Une rebelle du système, une sorte d’hactiviste avec une fibre d’artiste absurde ? En réalité, son assaut contre le système et les intérêts des puissants se résume à une tentative de percer comme rappeuse depuis 2019. Avec des titres comme « Menace to society », « Versace Bedouin » ou « High in the Cementery », elle a laissé les critiques du magazine Rolling Stone pantois.
https://youtu.be/-38TQeQrQ88
Pas si antisystème que ça
Son utilisation du pungi – l’instrument fétiche des charmeurs de serpents en Inde -, ces diatribes contre le pouvoir « démoniaque » de Wall Street « sont musicalement inexplicables », résume Rolling Stone. Le magazine trouve tout aussi « absurdes » les rares clips de ses chansons qui subsistent sur le Net – sa chaîne YouTube officielle ayant été fermée après son arrestation. Ces tentatives de danser le twerk dans les rues de Ho Chi Minh tout en expliquant qu’elle est une « menace to society » (menace pour la société) « suggèrent qu’elle n’a pas une compréhension profonde du ‘flow’ du rap », souligne Rolling Stone.
Mais surtout, ses sorties musicales antisystèmes et contre le « modèle de la Silicon Valley » cadrent mal avec ses activités professionnelles. Elle a non seulement multiplié les articles pour Forbes et Inc. dans lesquels elle donne des conseils pour réussir à percer dans le monde impitoyable des start-ups.
Elle a, d’ailleurs, monté sa propre entreprise de marketing par email, et a travaillé dans plusieurs sociétés de la Silicon Valley. C’est dans cette autre vie qu’elle aurait rencontré son futur mari et présumé complice dans le crime, Ilya Lichtenstein.
Cet Américain qui a aussi la nationalité russe a travaillé dans au moins deux sociétés tech où Morgan Heather a été employée. Il a un profil d’entrepreneur bien plus classique que sa femme. Il a notamment fondé MixRank, une start-up de marketing sur internet qui a reçu le soutien financier de certains des investisseurs les plus en vue dans la Silicon Valley, comme le milliardaire Mark Cuban. Ironiquement, Morgan Heather fait de Mark Cuban l’une de ses cibles dans son clip « Silicon Valley Parody Rap »…
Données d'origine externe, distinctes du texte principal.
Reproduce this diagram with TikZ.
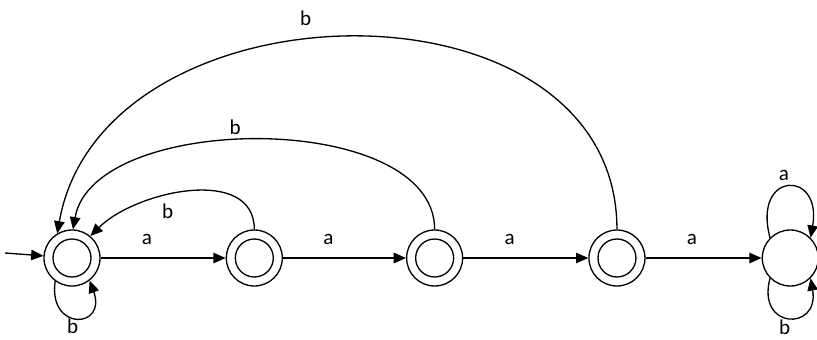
\documentclass[tikz,border=0pt]{standalone}
\usepackage{fontspec}
\setmainfont{Carlito}
\usetikzlibrary{arrows.meta, positioning}

\begin{document}
\begin{tikzpicture}[
  >={Triangle[length=7pt,width=6pt]},
  line width=0.75pt,
  state/.style={draw, circle, minimum size=11.2mm, inner sep=0pt},
  accept/.style={state, path picture={\draw (path picture bounding box.center) circle (3.8mm);}},
  lbl/.style={font=\fontsize{12}{14}\selectfont}]
\useasboundingbox (0,0) rectangle (16.34,6.78);
\node[accept] (q0) at (1.44,1.62) {};
\node[accept, right=25mm of q0] (q1) {};
\node[accept, right=24.6mm of q1] (q2) {};
\node[accept, right=25mm of q2] (q3) {};
\node[state, right=23.2mm of q3] (dead) {};
\coordinate (start) at (0.10,1.72);
\draw[->] (start) -- (q0);
\draw[->] (q0) -- node[lbl, above=4pt, pos=0.37]{a} (q1);
\draw[->] (q1) -- node[lbl, above=4pt, pos=0.37]{a} (q2);
\draw[->] (q2) -- node[lbl, above=4pt, pos=0.37]{a} (q3);
\draw[->] (q3) -- node[lbl, above=4pt, pos=0.4]{a} (dead);
\draw[->] (q1.north) to[out=90, in=45] node[lbl, below=1pt, pos=0.6]{b} (q0.50);
\draw[->] (q2.north) to[out=90, in=80, looseness=0.85] node[lbl, above, pos=0.55]{b} (q0.88);
\draw[->] (q3.north) to[out=90, in=80, looseness=1.19] node[lbl, above=5pt, pos=0.56]{b} (q0.121);
\draw[->] (q0.234) to[out=262, in=290, looseness=3.8] node[lbl, below, inner sep=0.5pt, pos=0.45]{b} (q0.308);
\draw[->] (dead.135) to[out=105, in=80, looseness=4.4] node[lbl, above, pos=0.45]{a} (dead.45);
\draw[->] (dead.225) to[out=255, in=280, looseness=3.4] node[lbl, below, inner sep=1pt, pos=0.45]{b} (dead.315);
\end{tikzpicture}
\end{document}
Les « Bonnie and Clyde » du cybercrime ont fini par se marier en novembre 2021, soit plus de quatre ans après avoir commencé à blanchir les milliards du braquage de Bitfinex. Une cérémonie que des amis ont décrit comme « très modeste », souligne le Wall Street Journal. Le FBI note d’ailleurs dans son acte d’accusation que l’argent du blanchiment ne leur a pas servi à faire des folies, puisque le couple l’a utilisé pour des « cartes cadeaux » dans la grande surface américaine Walmart, pour payer des Uber ou encore faire des achats dans le magasin en ligne de la console de jeux vidéo Playstation.
D’après le Wall Street Journal, ils voulaient acheter prochainement un grand appartement à New York. Heather Morgan et Ilya Lichtenstein pourraient plutôt passer du temps dans une petite cellule, puisqu’ils risquent jusqu’à 20 ans de prison s’ils sont reconnus coupables.